現在、北海道新幹線新函館北斗ー札幌間の延伸に向けて工事が進んでいますが、JR北海道は延伸後に、函館本線と千歳線の高速化を検討しています。
函館本線と千歳線の最高運転速度は120㎞/hですが、最高運転速度の向上を図り、札幌ー新千歳空港間の所要時間を現行の最速33分から最速25分、札幌ー旭川間の所要時間を現行の最速1時間25分から最速60分に短縮します。どの程度まで、最高運転速度を向上するかは決まっていませんが、高速化にあたり、軌道強化と線形改良、高架化による踏切の解消などが必要となる見通しで、北海道新幹線新函館北斗ー札幌間が開通するまでは、新幹線に関連した工事に注力する方針で、長期的な位置付けになっています。
JR北海道は、2011年に発生した石勝線列車脱線火災事故とその後も相次いだ車両トラブルを受けて、2013年11月から減速運転措置を行っており、JR北海道が増収を図るには、都市間輸送を強化し、主要線区の高速化を図ることが重要ですが、これにより、減速運転措置を終了する目処が立ったのかもしれません。

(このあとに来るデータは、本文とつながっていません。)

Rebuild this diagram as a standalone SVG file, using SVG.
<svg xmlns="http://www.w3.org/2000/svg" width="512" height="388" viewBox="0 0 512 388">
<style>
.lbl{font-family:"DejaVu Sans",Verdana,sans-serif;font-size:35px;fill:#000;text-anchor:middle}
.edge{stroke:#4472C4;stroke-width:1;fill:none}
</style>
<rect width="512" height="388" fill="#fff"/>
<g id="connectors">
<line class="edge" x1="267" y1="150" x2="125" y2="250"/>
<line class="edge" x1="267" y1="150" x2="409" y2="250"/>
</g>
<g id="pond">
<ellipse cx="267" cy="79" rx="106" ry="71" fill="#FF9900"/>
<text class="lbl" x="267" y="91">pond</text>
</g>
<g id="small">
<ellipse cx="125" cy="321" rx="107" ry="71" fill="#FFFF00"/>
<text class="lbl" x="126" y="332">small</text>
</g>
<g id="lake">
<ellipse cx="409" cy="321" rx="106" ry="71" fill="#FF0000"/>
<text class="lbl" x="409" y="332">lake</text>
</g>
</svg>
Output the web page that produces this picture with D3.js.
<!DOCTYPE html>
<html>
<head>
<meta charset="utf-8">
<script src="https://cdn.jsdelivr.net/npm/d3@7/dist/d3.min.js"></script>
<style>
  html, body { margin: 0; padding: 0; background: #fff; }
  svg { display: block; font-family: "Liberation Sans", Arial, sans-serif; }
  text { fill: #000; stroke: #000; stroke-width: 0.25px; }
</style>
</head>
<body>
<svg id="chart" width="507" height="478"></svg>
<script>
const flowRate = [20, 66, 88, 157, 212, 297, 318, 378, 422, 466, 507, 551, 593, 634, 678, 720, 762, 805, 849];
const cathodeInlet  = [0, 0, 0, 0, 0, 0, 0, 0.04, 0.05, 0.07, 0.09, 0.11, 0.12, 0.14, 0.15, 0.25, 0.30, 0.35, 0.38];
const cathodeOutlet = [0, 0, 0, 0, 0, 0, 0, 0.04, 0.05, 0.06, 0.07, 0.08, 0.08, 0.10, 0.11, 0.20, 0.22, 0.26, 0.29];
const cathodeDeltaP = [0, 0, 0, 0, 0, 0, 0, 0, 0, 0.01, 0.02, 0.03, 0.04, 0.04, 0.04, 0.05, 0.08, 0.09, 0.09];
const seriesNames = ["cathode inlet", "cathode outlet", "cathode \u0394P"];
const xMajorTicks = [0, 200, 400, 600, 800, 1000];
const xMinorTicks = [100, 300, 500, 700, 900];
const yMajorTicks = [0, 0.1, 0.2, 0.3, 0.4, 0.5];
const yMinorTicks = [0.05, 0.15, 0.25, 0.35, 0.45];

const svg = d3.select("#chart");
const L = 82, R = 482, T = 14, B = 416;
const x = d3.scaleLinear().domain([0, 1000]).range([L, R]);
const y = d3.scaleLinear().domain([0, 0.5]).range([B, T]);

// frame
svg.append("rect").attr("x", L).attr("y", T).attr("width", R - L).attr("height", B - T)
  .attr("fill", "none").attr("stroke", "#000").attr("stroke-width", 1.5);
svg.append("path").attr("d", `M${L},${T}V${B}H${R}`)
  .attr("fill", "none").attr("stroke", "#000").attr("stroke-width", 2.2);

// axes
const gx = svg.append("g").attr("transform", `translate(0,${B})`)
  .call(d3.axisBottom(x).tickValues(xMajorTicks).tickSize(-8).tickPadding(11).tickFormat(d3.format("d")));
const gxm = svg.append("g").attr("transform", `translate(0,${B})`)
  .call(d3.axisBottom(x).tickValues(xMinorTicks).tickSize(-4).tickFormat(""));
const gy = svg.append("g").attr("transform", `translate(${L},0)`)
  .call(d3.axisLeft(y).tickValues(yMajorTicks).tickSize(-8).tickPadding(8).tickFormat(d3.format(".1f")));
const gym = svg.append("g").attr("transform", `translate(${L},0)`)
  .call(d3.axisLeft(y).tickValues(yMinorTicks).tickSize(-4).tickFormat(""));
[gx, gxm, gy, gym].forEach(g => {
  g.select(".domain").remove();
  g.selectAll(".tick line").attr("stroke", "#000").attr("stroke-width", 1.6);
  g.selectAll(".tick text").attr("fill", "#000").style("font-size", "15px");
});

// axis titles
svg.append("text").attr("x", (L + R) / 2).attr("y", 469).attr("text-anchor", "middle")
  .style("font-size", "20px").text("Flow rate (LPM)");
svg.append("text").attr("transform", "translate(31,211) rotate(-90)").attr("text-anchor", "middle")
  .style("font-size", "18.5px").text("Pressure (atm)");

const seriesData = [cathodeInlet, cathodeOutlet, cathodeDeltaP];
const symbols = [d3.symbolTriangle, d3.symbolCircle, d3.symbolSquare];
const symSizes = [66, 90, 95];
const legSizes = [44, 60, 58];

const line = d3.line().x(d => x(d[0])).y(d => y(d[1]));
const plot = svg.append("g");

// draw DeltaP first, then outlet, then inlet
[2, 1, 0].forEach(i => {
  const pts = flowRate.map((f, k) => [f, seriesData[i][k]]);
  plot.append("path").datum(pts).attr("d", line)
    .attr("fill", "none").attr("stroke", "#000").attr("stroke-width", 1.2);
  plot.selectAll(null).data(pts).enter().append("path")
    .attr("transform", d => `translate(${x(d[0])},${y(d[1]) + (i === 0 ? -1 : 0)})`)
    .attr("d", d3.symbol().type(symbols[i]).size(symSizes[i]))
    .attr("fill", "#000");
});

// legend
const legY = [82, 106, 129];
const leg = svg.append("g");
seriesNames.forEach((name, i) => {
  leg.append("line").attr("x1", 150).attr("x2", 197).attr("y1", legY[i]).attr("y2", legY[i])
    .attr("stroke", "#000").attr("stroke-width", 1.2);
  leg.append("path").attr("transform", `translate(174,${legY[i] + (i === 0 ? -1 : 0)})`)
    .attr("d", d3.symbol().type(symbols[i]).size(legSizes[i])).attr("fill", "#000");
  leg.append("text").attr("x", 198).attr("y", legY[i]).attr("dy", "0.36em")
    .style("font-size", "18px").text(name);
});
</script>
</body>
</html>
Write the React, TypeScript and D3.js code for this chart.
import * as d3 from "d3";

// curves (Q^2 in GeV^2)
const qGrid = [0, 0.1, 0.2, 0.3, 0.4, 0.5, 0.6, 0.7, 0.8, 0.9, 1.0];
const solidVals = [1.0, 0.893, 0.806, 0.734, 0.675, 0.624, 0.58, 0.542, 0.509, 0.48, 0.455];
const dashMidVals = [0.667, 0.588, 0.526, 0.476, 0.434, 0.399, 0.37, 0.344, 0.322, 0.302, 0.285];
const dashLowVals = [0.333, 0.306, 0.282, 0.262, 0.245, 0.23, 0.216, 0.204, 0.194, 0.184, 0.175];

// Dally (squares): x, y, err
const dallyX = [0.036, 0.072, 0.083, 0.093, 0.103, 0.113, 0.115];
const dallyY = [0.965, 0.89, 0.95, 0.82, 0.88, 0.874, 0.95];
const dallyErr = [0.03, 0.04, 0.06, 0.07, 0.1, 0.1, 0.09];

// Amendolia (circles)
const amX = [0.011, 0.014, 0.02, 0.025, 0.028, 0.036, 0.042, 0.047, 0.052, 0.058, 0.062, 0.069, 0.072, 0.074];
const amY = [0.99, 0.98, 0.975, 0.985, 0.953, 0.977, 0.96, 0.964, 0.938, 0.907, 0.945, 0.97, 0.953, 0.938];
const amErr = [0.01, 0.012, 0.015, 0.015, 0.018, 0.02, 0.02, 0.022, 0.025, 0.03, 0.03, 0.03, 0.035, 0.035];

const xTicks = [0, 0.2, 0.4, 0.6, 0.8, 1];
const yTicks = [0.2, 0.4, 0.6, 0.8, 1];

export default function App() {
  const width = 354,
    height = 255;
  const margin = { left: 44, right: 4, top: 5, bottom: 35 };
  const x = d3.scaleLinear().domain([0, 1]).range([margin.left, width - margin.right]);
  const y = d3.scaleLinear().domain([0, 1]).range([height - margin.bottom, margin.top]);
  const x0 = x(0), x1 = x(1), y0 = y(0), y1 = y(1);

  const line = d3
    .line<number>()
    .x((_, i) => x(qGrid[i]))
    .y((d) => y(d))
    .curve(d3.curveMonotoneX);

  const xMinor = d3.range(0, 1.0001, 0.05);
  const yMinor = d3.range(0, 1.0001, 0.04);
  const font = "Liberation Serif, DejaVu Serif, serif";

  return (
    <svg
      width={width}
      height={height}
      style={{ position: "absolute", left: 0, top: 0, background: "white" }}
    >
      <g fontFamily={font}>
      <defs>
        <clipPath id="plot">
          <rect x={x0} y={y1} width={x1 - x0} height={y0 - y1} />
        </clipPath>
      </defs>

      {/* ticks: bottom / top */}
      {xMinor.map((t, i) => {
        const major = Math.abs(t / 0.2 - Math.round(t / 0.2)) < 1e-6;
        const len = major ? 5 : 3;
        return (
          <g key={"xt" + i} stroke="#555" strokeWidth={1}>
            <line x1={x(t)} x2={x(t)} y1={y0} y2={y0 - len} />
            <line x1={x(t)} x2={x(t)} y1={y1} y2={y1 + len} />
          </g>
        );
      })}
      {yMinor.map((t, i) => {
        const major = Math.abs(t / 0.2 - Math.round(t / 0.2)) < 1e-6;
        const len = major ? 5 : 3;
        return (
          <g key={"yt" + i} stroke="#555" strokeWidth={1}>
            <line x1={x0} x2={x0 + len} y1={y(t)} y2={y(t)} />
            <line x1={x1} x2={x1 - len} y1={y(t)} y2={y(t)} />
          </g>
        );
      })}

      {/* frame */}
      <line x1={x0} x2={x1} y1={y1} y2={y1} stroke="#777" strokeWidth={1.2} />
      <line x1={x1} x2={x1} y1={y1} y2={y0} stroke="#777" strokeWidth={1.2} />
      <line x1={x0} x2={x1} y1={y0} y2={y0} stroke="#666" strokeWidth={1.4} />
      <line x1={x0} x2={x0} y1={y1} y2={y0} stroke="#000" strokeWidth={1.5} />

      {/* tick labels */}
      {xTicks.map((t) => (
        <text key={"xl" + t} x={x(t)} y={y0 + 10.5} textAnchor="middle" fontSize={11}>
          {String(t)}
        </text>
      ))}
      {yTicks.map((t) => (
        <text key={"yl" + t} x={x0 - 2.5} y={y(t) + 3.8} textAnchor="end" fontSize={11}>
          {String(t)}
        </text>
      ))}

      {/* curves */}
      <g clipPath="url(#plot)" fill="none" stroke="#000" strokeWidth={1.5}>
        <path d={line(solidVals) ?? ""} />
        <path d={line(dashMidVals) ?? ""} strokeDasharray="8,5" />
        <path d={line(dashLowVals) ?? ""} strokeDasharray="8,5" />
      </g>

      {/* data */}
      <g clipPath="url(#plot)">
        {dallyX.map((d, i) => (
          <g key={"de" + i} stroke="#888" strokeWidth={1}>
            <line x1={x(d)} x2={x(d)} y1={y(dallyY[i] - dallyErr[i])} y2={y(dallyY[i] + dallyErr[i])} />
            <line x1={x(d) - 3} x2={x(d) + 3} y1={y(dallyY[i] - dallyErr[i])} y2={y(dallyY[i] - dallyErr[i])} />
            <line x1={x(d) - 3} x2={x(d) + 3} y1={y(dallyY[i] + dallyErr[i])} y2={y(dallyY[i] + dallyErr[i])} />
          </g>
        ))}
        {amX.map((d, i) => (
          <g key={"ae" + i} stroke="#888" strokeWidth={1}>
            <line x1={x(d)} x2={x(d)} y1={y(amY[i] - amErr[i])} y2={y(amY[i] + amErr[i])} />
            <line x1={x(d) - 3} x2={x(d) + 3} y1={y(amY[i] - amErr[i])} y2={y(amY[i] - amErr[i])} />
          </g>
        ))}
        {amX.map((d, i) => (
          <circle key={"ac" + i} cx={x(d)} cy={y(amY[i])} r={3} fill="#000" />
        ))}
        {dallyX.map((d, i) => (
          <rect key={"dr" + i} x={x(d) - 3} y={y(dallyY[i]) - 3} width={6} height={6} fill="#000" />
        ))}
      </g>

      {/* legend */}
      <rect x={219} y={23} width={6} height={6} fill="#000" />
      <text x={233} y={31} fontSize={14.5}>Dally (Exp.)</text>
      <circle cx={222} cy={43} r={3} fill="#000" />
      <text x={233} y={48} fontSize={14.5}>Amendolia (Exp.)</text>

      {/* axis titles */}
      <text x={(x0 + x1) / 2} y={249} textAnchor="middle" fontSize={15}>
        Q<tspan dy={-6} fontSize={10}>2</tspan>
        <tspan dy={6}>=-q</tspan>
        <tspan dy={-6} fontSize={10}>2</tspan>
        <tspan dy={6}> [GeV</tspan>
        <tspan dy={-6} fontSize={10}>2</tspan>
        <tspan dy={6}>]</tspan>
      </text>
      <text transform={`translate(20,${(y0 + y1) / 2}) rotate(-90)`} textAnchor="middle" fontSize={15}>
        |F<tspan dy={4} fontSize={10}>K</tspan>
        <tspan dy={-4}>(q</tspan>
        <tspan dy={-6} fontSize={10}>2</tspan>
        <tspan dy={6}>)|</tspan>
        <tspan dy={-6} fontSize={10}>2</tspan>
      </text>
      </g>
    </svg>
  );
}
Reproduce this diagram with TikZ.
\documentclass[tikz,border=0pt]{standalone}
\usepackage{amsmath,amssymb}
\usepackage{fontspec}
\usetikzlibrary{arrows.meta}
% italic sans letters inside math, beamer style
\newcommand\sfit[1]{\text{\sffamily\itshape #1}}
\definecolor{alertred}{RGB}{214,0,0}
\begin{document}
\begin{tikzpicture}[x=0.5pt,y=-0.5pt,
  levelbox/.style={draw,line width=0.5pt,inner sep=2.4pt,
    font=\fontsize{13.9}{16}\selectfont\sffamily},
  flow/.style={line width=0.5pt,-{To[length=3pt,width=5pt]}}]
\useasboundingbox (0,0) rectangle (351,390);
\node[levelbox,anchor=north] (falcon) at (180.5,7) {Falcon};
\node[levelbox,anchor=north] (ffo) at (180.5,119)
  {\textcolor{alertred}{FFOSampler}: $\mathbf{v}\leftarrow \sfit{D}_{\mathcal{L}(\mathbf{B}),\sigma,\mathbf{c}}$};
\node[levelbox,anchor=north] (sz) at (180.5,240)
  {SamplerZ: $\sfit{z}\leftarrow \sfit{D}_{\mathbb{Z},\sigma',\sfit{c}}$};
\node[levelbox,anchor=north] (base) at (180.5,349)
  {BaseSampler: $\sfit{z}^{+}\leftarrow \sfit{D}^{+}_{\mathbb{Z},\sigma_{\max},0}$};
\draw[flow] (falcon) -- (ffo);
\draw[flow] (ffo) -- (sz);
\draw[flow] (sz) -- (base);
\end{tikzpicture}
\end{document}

北海道新幹線新函館北斗ー札幌間の延伸を見据えて、JR北海道は、新型車両733系の増備や新千歳空港駅の改良を行い、札幌圏の線区における利便性を向上させることになっています。その他にも、都市間輸送を充実させるために、利用しやすい輸送体系の検討や道内の線区における鉄道拠点の活性化といった、経営基盤強化の取り組みを進めることになっており、北海道新幹線の延伸後は、在来線の輸送品質向上に取り組み、増収へ繋げる方針です。石勝線列車脱線火災事故が発生する前は、在来線の高速化と合わせて、技術開発を積極的に行っていましたが、安全・安定輸送を第一で、活性化を図って欲しいです。